Set aside the pictures and output only the lines from the one containing "Clone this screenshot in HTML." up to and including the one containing "</body></html>".

>> Start Recorded data

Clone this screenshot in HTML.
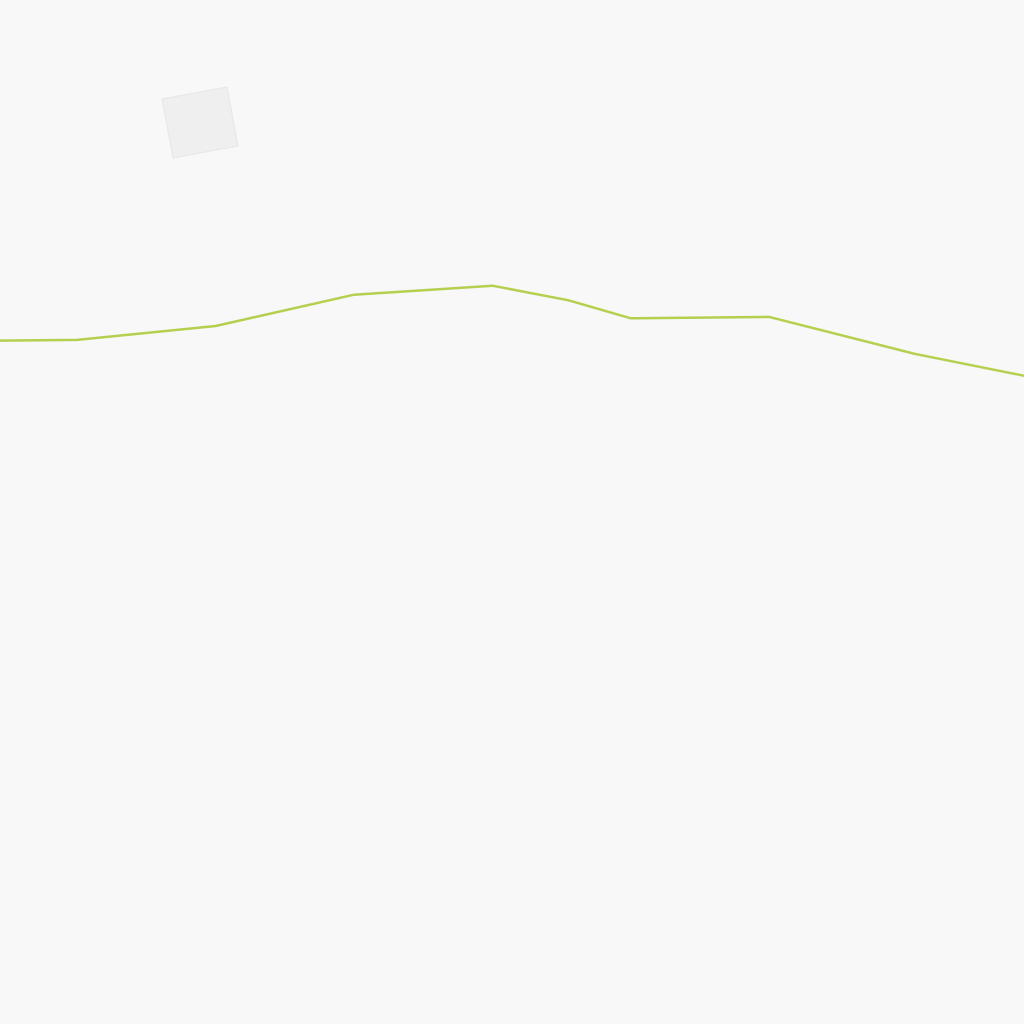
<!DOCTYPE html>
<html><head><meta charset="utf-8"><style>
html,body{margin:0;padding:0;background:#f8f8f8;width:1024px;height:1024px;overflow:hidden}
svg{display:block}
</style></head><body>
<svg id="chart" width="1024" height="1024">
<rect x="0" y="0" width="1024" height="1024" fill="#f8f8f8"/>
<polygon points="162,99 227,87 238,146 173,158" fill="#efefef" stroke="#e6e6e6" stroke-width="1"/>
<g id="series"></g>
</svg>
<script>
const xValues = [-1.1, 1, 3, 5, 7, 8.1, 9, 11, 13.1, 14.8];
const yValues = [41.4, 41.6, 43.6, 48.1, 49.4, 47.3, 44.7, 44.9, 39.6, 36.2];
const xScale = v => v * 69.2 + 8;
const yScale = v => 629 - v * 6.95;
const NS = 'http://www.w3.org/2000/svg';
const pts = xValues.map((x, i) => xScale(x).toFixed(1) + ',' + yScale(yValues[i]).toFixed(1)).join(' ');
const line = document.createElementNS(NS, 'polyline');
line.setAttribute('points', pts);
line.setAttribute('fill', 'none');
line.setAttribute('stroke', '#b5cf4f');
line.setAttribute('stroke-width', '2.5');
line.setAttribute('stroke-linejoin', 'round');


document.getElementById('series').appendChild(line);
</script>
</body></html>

>> End Recorded data
>> Start Recorded data

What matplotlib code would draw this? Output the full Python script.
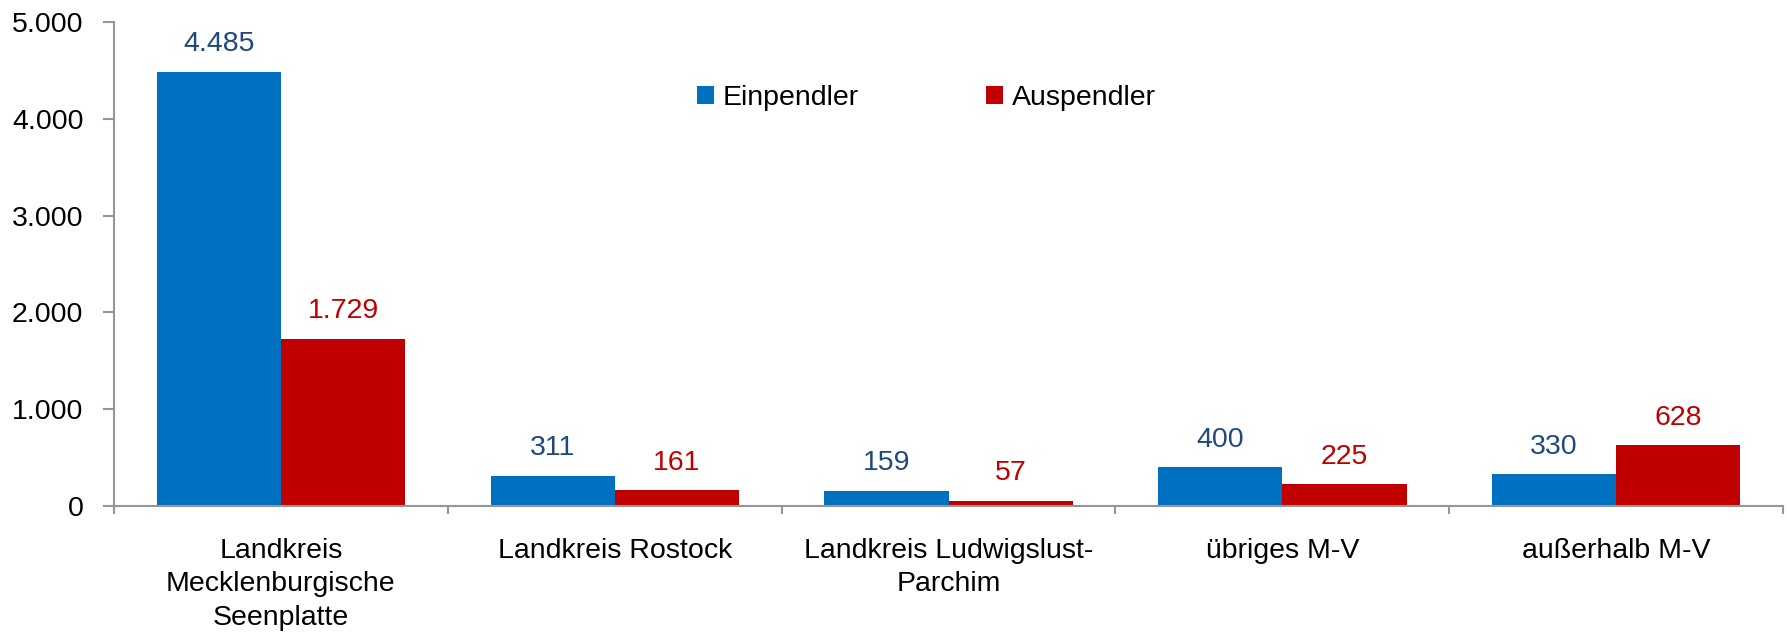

>> End Recorded data

• Answer to this task
Clone this screenshot in HTML.
<!DOCTYPE html>
<html><head><meta charset="utf-8"><style>
html,body{margin:0;padding:0;background:#f8f8f8;width:1024px;height:1024px;overflow:hidden}
svg{display:block}
</style></head><body>
<svg id="chart" width="1024" height="1024">
<rect x="0" y="0" width="1024" height="1024" fill="#f8f8f8"/>
<polygon points="162,99 227,87 238,146 173,158" fill="#efefef" stroke="#e6e6e6" stroke-width="1"/>
<g id="series"></g>
</svg>
<script>
const xValues = [-1.1, 1, 3, 5, 7, 8.1, 9, 11, 13.1, 14.8];
const yValues = [41.4, 41.6, 43.6, 48.1, 49.4, 47.3, 44.7, 44.9, 39.6, 36.2];
const xScale = v => v * 69.2 + 8;
const yScale = v => 629 - v * 6.95;
const NS = 'http://www.w3.org/2000/svg';
const pts = xValues.map((x, i) => xScale(x).toFixed(1) + ',' + yScale(yValues[i]).toFixed(1)).join(' ');
const line = document.createElementNS(NS, 'polyline');
line.setAttribute('points', pts);
line.setAttribute('fill', 'none');
line.setAttribute('stroke', '#b5cf4f');
line.setAttribute('stroke-width', '2.5');
line.setAttribute('stroke-linejoin', 'round');


document.getElementById('series').appendChild(line);
</script>
</body></html>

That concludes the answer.